VALLETTA, Malta – Almost 50 years ago, Pope Paul VI said that “the split between Gospel and culture is, without a doubt, the drama of our times.” In large measure, he was referring to the breach between religious faith and secular culture, which is especially pronounced in the West, and, above all, in Western Europe.

Across most of Western Europe, Mass attendance rates stand at all-time lows, vocations to the priesthood and religious life have bottomed out, and states long ago legalized virtually all of the behaviors the Catholic Church vigorously opposes, including divorce, birth control, abortion and same-sex marriage. The residue of the church’s ferocious resistance to all of that has fueled an equal-and-opposite anti-clericalism, which is a defining feature of many European societies.

However, there’s one corner of Western Europe where the divorce between faith and culture is still playing out in real time: The tiny island nation of Malta, with a population just over 500,000, has an outsized role in the global church as, historically at least, one of the most pervasively Catholic societies on earth.

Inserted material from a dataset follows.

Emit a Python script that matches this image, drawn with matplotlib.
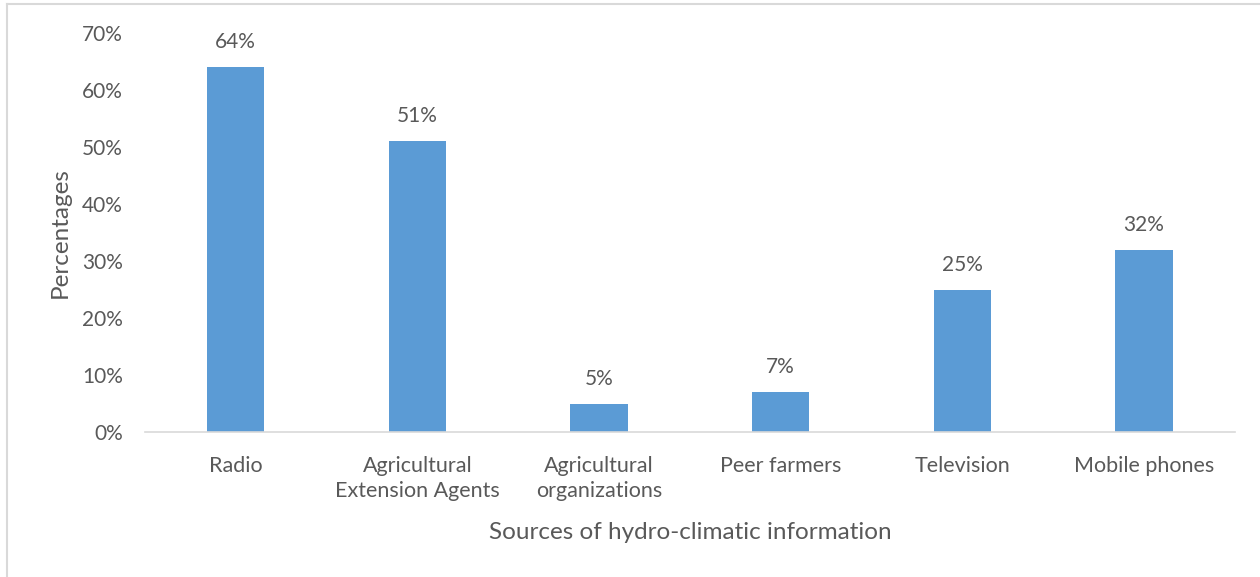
import matplotlib
matplotlib.use("Agg")
import matplotlib.pyplot as plt
from matplotlib.lines import Line2D
from matplotlib.ticker import FuncFormatter

# Sources and share of respondents using each
categories = ["Radio", "Agricultural\nExtension Agents", "Agricultural\norganizations",
              "Peer farmers", "Television", "Mobile phones"]
percentages = [64, 51, 5, 7, 25, 32]
yticks = [0, 10, 20, 30, 40, 50, 60, 70]

textColour = "#595959"
barColour = "#5B9BD5"
frameColour = "#D9D9D9"

plt.rcParams["font.family"] = ["Lato", "DejaVu Sans"]

figure = plt.figure(figsize=(12.6, 5.77), dpi=100)
axes = figure.add_axes([0.115, 0.2513, 0.865, 0.6915])

positions = list(range(len(categories)))
bars = axes.bar(positions, percentages, width=0.315, color=barColour, zorder=2)

for bar, value in zip(bars, percentages):
    axes.text(bar.get_x() + bar.get_width() / 2, value + 2.6, "{}%".format(value),
              ha="center", va="bottom", fontsize=15, color=textColour)

axes.set_xlim(-0.5, len(categories) - 0.5)
axes.set_ylim(0, 70)
axes.set_yticks(yticks)
axes.yaxis.set_major_formatter(FuncFormatter(lambda v, pos: "{:.0f}%".format(v)))
axes.set_xticks(positions)
axes.set_xticklabels(categories, fontsize=15.5, color=textColour, linespacing=1.35)
axes.tick_params(axis="y", labelsize=15, labelcolor=textColour, length=0, pad=16)
axes.tick_params(axis="x", length=0, pad=17)

for side in ["top", "right", "left"]:
    axes.spines[side].set_visible(False)
axes.spines["bottom"].set_color(frameColour)
axes.spines["bottom"].set_linewidth(1.2)

axes.set_xlabel("Sources of hydro-climatic information", fontsize=17.5,
                color=textColour, labelpad=15)
axes.set_ylabel("Percentages", fontsize=17.5, color=textColour, labelpad=8)

# light frame: only the top and left edges fall inside the image
figure.lines.append(Line2D([0.0056, 0.0056], [0.0, 0.993], transform=figure.transFigure,
                           color=frameColour, linewidth=1.5))
figure.lines.append(Line2D([0.0056, 1.0], [0.993, 0.993], transform=figure.transFigure,
                           color=frameColour, linewidth=1.5))

figure.savefig("out.png", dpi=100)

My wife and I spent the past week in Malta, a sort of busman’s holiday, trying to take the temperature in the country following the early April visit of Pope Francis. We can certainly confirm the Catholic ethos of the place – one of our cab drivers, who took us back and forth to multiple locations, quietly made the sign of the cross whenever we passed a church.

There are more than 360 churches in Malta, which amounts to one church for every 1,380 residents of the island. If you compare that to Rome’s metropolitan statistical area, where there are around 900 churches and 4.3 million people, meaning one church for every 4,800 people – and remember this is Rome we’re talking about – you’ll get a sense of what makes Malta so unique.

So Catholic is Malta that the archbishop’s car doesn’t even need a license plate because it’s enough to display his crest, and everyone knows which vehicle is making its way down the road. Although the Maltese constitution guarantees freedom of worship, Catholicism remains the official state religion.

Given that history, the transition in Malta to a secular society in which the church is merely one among many lifestyle alternatives is still a work in progress. Consider:

  • Divorce has been legal in Malta only since 2011.
  • Civil unions, for both heterosexual and homosexual couples, were legalized in 2014.
  • Malta’s blasphemy law, which criminalized the “vilification of religion,” especially offenses against the Catholic Church, was abolished only six years ago in 2016.
  • Same-sex marriage was adopted in Malta five years ago, in 2017.
  • Abortion remains illegal in Malta, with one 2021 poll showing that 67 percent of the Maltese remain opposed to decriminalization and only 18 percent are in favor. However, the same poll showed that support for decriminalization is stronger among the young and those with higher levels of education. In addition, polls also show that a majority of Maltese disagree with prison sentences for women who terminate a pregnancy.
  • Malta’s left-leaning Labor government, which prevailed in parliamentary elections in late March, has vowed a national discussion on euthanasia. At the moment, assisted suicide is a crime which carries a potential prison sentence of up to 12 years.

What all this suggests is that Malta may be the only place in Europe where the church still has the chance to defuse the bomb before it goes off, meaning to manage the transition to a largely secular society without the “split” to which Paul VI referred.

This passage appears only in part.